Andrew Thomson

Personal information
- Full name: Andrew Thomson
- Date of birth: 27 August 1865
- Place of birth: Barrhead, Scotland
- Date of death: 2 June 1936 (aged 70)
- Place of death: Prestwick, Scotland
- Position(s): Full-back

Senior career*
- Years: Team / Apps / (Gls)
- Levern F.C.
- 1882–1888: Arthurlie
- 1888–1894: Third Lanark / 45 / (2)

International career
- 1886–1889: Scotland / 2 / (0)
- 1893: Scottish League XI / 1 / (0)

= Andrew Thomson (Scottish footballer) =

Scottish footballer

Andrew Thomson (27 August 1865 – 2 June 1936) was a Scottish footballer who played as a full-back. He earned two caps for Scotland in 1886 and 1889.

==Club career==
During his career, Thomson played for Levern, Arthurlie and Third Lanark.

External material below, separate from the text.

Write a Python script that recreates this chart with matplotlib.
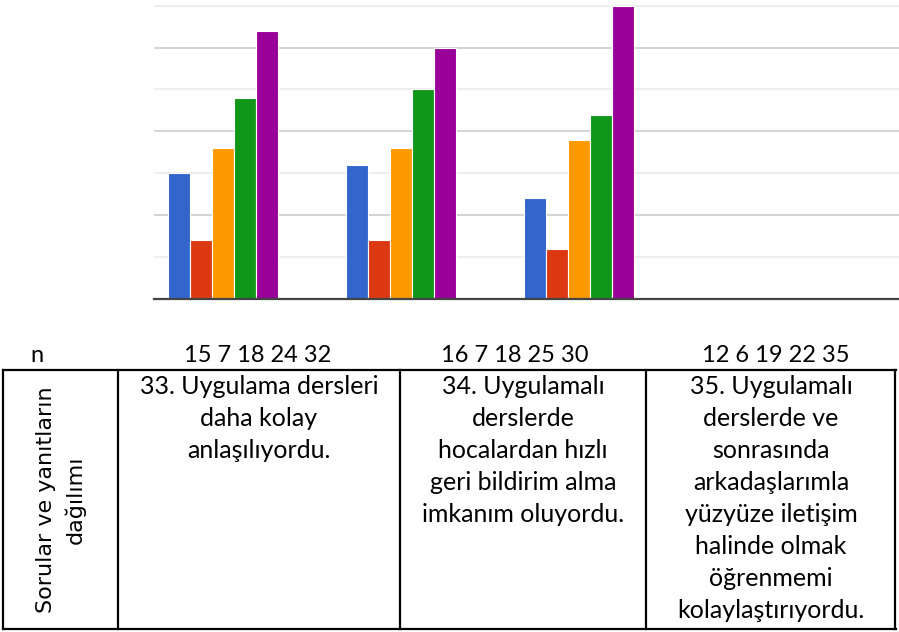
import numpy as np
import matplotlib.pyplot as plt
from matplotlib.ticker import MultipleLocator

# veriler
groups = ['33', '34', '35']
vals_1 = [15, 7, 18, 24, 32]
vals_2 = [16, 7, 18, 25, 30]
vals_3 = [12, 6, 19, 22, 35]
colors = ['#3366cc', '#dc3912', '#ff9900', '#109618', '#990099']
questions = [
    '33. Uygulama dersleri\ndaha kolay\nanlaşılıyordu.',
    '34. Uygulamalı\nderslerde\nhocalardan hızlı\ngeri bildirim alma\nimkanım oluyordu.',
    '35. Uygulamalı\nderslerde ve\nsonrasında\narkadaşlarımla\nyüzyüze iletişim\nhalinde olmak\nöğrenmemi\nkolaylaştırıyordu.',
]
side_label = 'Sorular ve yanıtların\ndağılımı'

W, H = 899, 632
fig = plt.figure(figsize=(W / 100, H / 100), dpi=100)

# grafik
ax = fig.add_axes([153.7 / W, 1 - 299 / H, 1 - 153.7 / W, 299 / H])
data = np.array([vals_1, vals_2, vals_3])
x = np.arange(len(groups))
w = 22 / 178
for i in range(data.shape[1]):
    ax.bar(x + (i - 2) * w, data[:, i], width=w, color=colors[i],
           edgecolor='white', linewidth=0.8, zorder=3)

ax.set_xlim(-0.388, 3.80)
ax.set_ylim(0, 35.68)
ax.yaxis.set_major_locator(MultipleLocator(10))
ax.yaxis.set_minor_locator(MultipleLocator(5))
ax.grid(True, which='major', axis='y', color='#cccccc', linewidth=1.2, zorder=0)
ax.grid(True, which='minor', axis='y', color='#ebebeb', linewidth=1.2, zorder=0)
ax.tick_params(which='both', left=False, bottom=False, labelleft=False, labelbottom=False)
for s in ['top', 'right', 'left']:
    ax.spines[s].set_visible(False)
ax.spines['bottom'].set_color('#444444')
ax.spines['bottom'].set_linewidth(1.6)
ax.spines['bottom'].set_zorder(5)

# tablo (piksel koordinatlari)
tb = fig.add_axes([0, 0, 1, 1], zorder=-1)
tb.set_xlim(0, W)
tb.set_ylim(H, 0)
tb.axis('off')

cell_font = ['Lato', 'DejaVu Sans']
tb.text(37, 356, 'n', ha='center', va='center', fontsize=17, family=cell_font)
for cx, v in zip([258, 515, 776], [vals_1, vals_2, vals_3]):
    tb.text(cx, 356, ' '.join(str(n) for n in v), ha='center', va='center',
            fontsize=17, family=cell_font)

lw = 1.6
tb.plot([3, 896], [370, 370], color='black', lw=lw)
tb.plot([3, 896], [629, 629], color='black', lw=lw)
for xv in [3, 118, 400, 646, 895]:
    tb.plot([xv, xv], [370, 629], color='black', lw=lw)

for cx, q in zip([259, 523, 771], questions):
    tb.text(cx, 375, q, ha='center', va='top', fontsize=18, family=cell_font,
            linespacing=1.47)

tb.text(61, 500, side_label, ha='center', va='center', rotation=90,
        fontsize=16, linespacing=1.45, family='DejaVu Sans')

fig.savefig('out.png', dpi=100)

He won the Scottish Cup with Third Lanark in 1889.

==International career==
Thomson made his first appearance for Scotland on 20 March 1886, in a 7–2 away win against Ireland. He earned his second and final cap three years later, serving as team captain in a scoreless draw in Wrexham against Wales on 15 April 1889. In some sources, Thomson was mistakenly listed as two different players. He was also selected to play for the Scottish Football League XI and for Renfrewshire and Glasgow in challenge matches.

==Personal life==
Thomson was born in Grahamston, Barrhead. Later in his life he moved to Pollokshields, where his gold medals were stolen from his home, before retiring to Prestwick, where he died on 2 June 1936 at the age of 70.